Here are a few bits and pieces that have crossed my path, or my consciousness, in recent weeks.
First off, buckshot. I highly recommend Federal’s Flite Control rounds as one’s primary buckshot load for defensive use. I prefer the #1 buckshot reduced-recoil (i.e. slower muzzle velocity) cartridge (15 pellets per load), but others choose 00 buck in standard-velocity or reduced-recoil rounds. The special Flite Control shot cups hold the load together quite a long distance from the muzzle, so that even out to 30 yards, most of the pellets will hit a human-size target. Most ‘conventional’ buckshot is lucky to get half as far without some of the pellets drifting off target, and at 30 yards, you’ll be lucky to get two or three buckshot pellets in the kill zone.

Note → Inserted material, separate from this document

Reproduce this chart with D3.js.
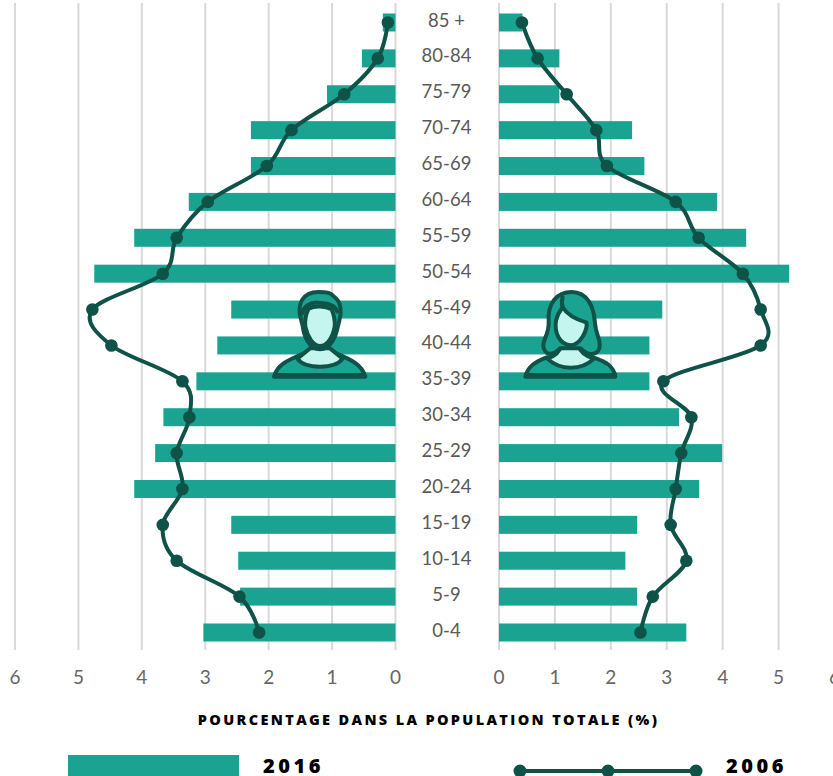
<!DOCTYPE html>
<html>

<head>
  <meta charset="utf-8">
  <title>Pyramide des âges 2016 / 2006</title>
  <script src="https://d3js.org/d3.v7.min.js"></script>
  <style>
    html, body { margin: 0; padding: 0; background: #fff; overflow: hidden; }
    text { font-family: Lato, "Open Sans", sans-serif; }
    text.heavy { font-family: "Open Sans", sans-serif; font-weight: 800; }
  </style>
</head>

<body>
  <div id="chart"></div>
  <script type="text/javascript">
    // age groups, top to bottom
    var ages = ["85 +", "80-84", "75-79", "70-74", "65-69", "60-64", "55-59", "50-54", "45-49",
      "40-44", "35-39", "30-34", "25-29", "20-24", "15-19", "10-14", "5-9", "0-4"];
    // hommes
    var men2016 = [0.2, 0.53, 1.08, 2.28, 2.28, 3.26, 4.12, 4.75, 2.59, 2.81, 3.14, 3.66, 3.79, 4.12, 2.59, 2.48, 2.45, 3.03];
    var men2006 = [0.12, 0.28, 0.81, 1.64, 2.03, 2.96, 3.45, 3.67, 4.78, 4.48, 3.36, 3.25, 3.45, 3.36, 3.67, 3.45, 2.46, 2.15];
    // femmes
    var women2016 = [0.42, 1.08, 1.08, 2.38, 2.6, 3.9, 4.42, 5.19, 2.92, 2.69, 2.69, 3.22, 3.99, 3.58, 2.47, 2.26, 2.47, 3.35];
    var women2006 = [0.41, 0.69, 1.21, 1.74, 1.93, 3.16, 3.57, 4.36, 4.68, 4.68, 2.94, 3.44, 3.26, 3.16, 3.07, 3.35, 2.75, 2.53];
    var ticks = [0, 1, 2, 3, 4, 5, 6];

    var width = 833, height = 776;
    var teal = "#1aa391", dark = "#0f5248", pale = "#c5f5ef";

    var svg = d3.select("#chart").append("svg")
      .attr("width", width)
      .attr("height", height)
      .style("display", "block");

    var y = d3.scalePoint().domain(ages).range([22.5, 632.5]);
    var xLeft = d3.scaleLinear().domain([0, 6]).range([395.5, 15]);
    var xRight = d3.scaleLinear().domain([0, 6]).range([499, 834.5]);

    function side(x, bars, line) {
      var g = svg.append("g");

      // grid
      g.selectAll(".grid").data(ticks).enter().append("line")
        .attr("class", "grid")
        .attr("x1", function (d) { return x(d); })
        .attr("x2", function (d) { return x(d); })
        .attr("y1", 3)
        .attr("y2", 650)
        .attr("stroke", "#d9d9d9")
        .attr("stroke-width", 2);

      g.selectAll(".bar").data(bars).enter().append("rect")
        .attr("class", "bar")
        .attr("fill", teal)
        .attr("x", function (d) { return Math.min(x(0), x(d)); })
        .attr("width", function (d) { return Math.abs(x(d) - x(0)); })
        .attr("y", function (d, i) { return y(ages[i]) - 9; })
        .attr("height", 18);

      var path = d3.line()
        .x(function (d) { return x(d); })
        .y(function (d, i) { return y(ages[i]); })
        .curve(d3.curveCatmullRom.alpha(0));

      g.append("path")
        .attr("d", path(line))
        .attr("fill", "none")
        .attr("stroke", dark)
        .attr("stroke-width", 4);

      g.selectAll(".dot").data(line).enter().append("circle")
        .attr("class", "dot")
        .attr("cx", function (d) { return x(d); })
        .attr("cy", function (d, i) { return y(ages[i]); })
        .attr("r", 6.3)
        .attr("fill", dark);

      // tick labels
      g.selectAll(".tick").data(ticks).enter().append("text")
        .attr("class", "tick")
        .attr("x", function (d) { return x(d); })
        .attr("y", 684)
        .attr("text-anchor", "middle")
        .attr("fill", "#666666")
        .style("font-size", "19px")
        .text(function (d) { return d; });
    }

    side(xLeft, men2016, men2006);
    side(xRight, women2016, women2006);

    // age labels
    svg.selectAll(".age").data(ages).enter().append("text")
      .attr("class", "age")
      .attr("x", 446.5)
      .attr("y", function (d) { return y(d) + 4; })
      .attr("text-anchor", "middle")
      .attr("fill", "#595959")
      .style("font-size", "18.5px")
      .text(function (d) { return d; });

    svg.append("text")
      .attr("class", "heavy")
      .attr("x", 428.5)
      .attr("y", 725)
      .attr("text-anchor", "middle")
      .attr("fill", "#000")
      .style("font-size", "14.5px")
      .style("letter-spacing", "2.35px")
      .text("POURCENTAGE DANS LA POPULATION TOTALE (%)");

    // legend
    svg.append("rect").attr("x", 68).attr("y", 755).attr("width", 171).attr("height", 21).attr("fill", teal);
    svg.append("text").attr("class", "heavy").attr("x", 263).attr("y", 773)
      .style("font-size", "20px").style("letter-spacing", "3.5px").text("2016");
    var legendX = [520, 608, 696];
    svg.append("line").attr("x1", legendX[0]).attr("x2", legendX[2]).attr("y1", 771).attr("y2", 771)
      .attr("stroke", dark).attr("stroke-width", 4);
    svg.selectAll(".legdot").data(legendX).enter().append("circle")
      .attr("class", "legdot")
      .attr("cx", function (d) { return d; })
      .attr("cy", 771)
      .attr("r", 6.5)
      .attr("fill", dark);
    svg.append("text").attr("class", "heavy").attr("x", 726).attr("y", 773)
      .style("font-size", "20px").style("letter-spacing", "3.5px").text("2006");

    // icons, drawn in a 360x330 box
    function icon(x0, y0, parts) {
      var g = svg.append("g").attr("transform", "translate(" + x0 + "," + y0 + ") scale(0.3333)");
      parts.forEach(function (p) {
        g.append("path")
          .attr("d", p[0])
          .attr("fill", p[1])
          .attr("stroke", dark)
          .attr("stroke-width", 12)
          .attr("stroke-linejoin", "round")
          .attr("stroke-linecap", "round");
      });
    }

    icon(260, 280, [
      ["M42 290 C52 250 90 238 150 212 L210 212 C270 238 305 250 316 290 Z", teal],
      ["M112 236 C135 268 225 268 248 236 L210 205 L150 205 Z", pale],
      ["M124 122 C108 70 130 36 175 36 C195 36 212 36 222 50 C245 65 245 100 238 122 L234 138 C228 170 212 208 180 208 C148 208 132 170 128 138 Z", teal],
      ["M146 86 C165 76 195 78 215 88 C222 105 226 120 224 140 C218 175 200 198 180 198 C160 198 142 170 136 140 C134 120 138 100 146 86 Z", pale],
      ["M128 100 C130 80 150 66 175 68 C200 70 225 72 232 95", "none"]
    ]);
    svg.append("rect").attr("x", 274).attr("y", 373).attr("width", 92).attr("height", 5).attr("fill", dark);

    icon(510, 280, [
      ["M46 290 C55 255 80 245 110 232 L250 232 C285 245 310 255 316 290 Z", teal],
      ["M112 236 C150 272 215 272 252 236 C225 228 210 215 205 195 L155 195 C150 215 135 228 112 236 Z", pale],
      ["M116 125 C112 70 140 36 185 36 C232 36 252 80 255 130 C258 170 275 180 268 205 C262 225 235 230 212 205 L150 205 C125 230 105 225 100 200 C98 175 118 165 116 125 Z", teal],
      ["M158 82 C172 105 195 118 230 128 C232 150 212 196 180 196 C150 192 132 160 138 122 C142 105 150 92 158 82 Z", pale],
      ["M158 82 C155 70 155 60 158 52", "none"]
    ]);
    svg.append("rect").attr("x", 524).attr("y", 373).attr("width", 93).attr("height", 5).attr("fill", dark);
  </script>
</body>

</html>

However, it’s often hard to find Federal Flite Control buckshot. Many stores simply don’t stock it, partly because it’s a premium round (and therefore more expensive), and others because they concentrate on hunting rather than tactical firearms and ammunition. There’s a good, and reasonably low-cost, second choice; Sellier & Bellot’s 12-pellet 00 buckshot round. It’s also hard to find, but if you do an online search, you’re likely to locate some. (Note that I’m talking about the 12-pellet round here, not the cheaper 9-pellet load. Be sure to search for the former.) It patterns very tightly in most shotguns in which I’ve tried it. Tamara tried some a couple of years ago, and found the same thing (and also noted the superior tightness of the Federal Flite Control pattern).
So, if you want good defensive buckshot rounds, Federal Flite Control is still top of the heap; but the 12-pellet 00 buckshot Sellier & Bellot load isn’t bad, and it may pleasantly surprise you (or unpleasantly surprise someone on the other end of your muzzle). As always, test some of the rounds in your own shotgun to find out how it patterns for you. Here’s an article on how to pattern your shotgun for birdshot rounds; for buckshot, I recommend shooting at 25 or 30 yards instead of 40, and a human head-and-torso life-size silhouette instead of a 30″ circle.
Next, a couple of folks have complained that ported firearms such as the Taurus Tracker or Model 44, which I’ve reviewed and recommended in their .44 Magnum versions, are too ‘noisy’ for prolonged use. I have to admit, they have a point; but I don’t know anyone who uses these things for casual plinking, without ear protection! They’re meant to be used with earplugs and/or muffs. Given that protection, the louder noise from the ported barrels isn’t a problem at all. Certainly, I’d hate to have to fire one inside a car, or in my bedroom at night – but I don’t use them for that purpose. I have other firearms, better suited to such environments. The ported barrel does make recoil control easier, and enables faster repeat shots. That’s what it’s there for. The added noise is not pleasant, but given proper equipment, it’s not a problem, either.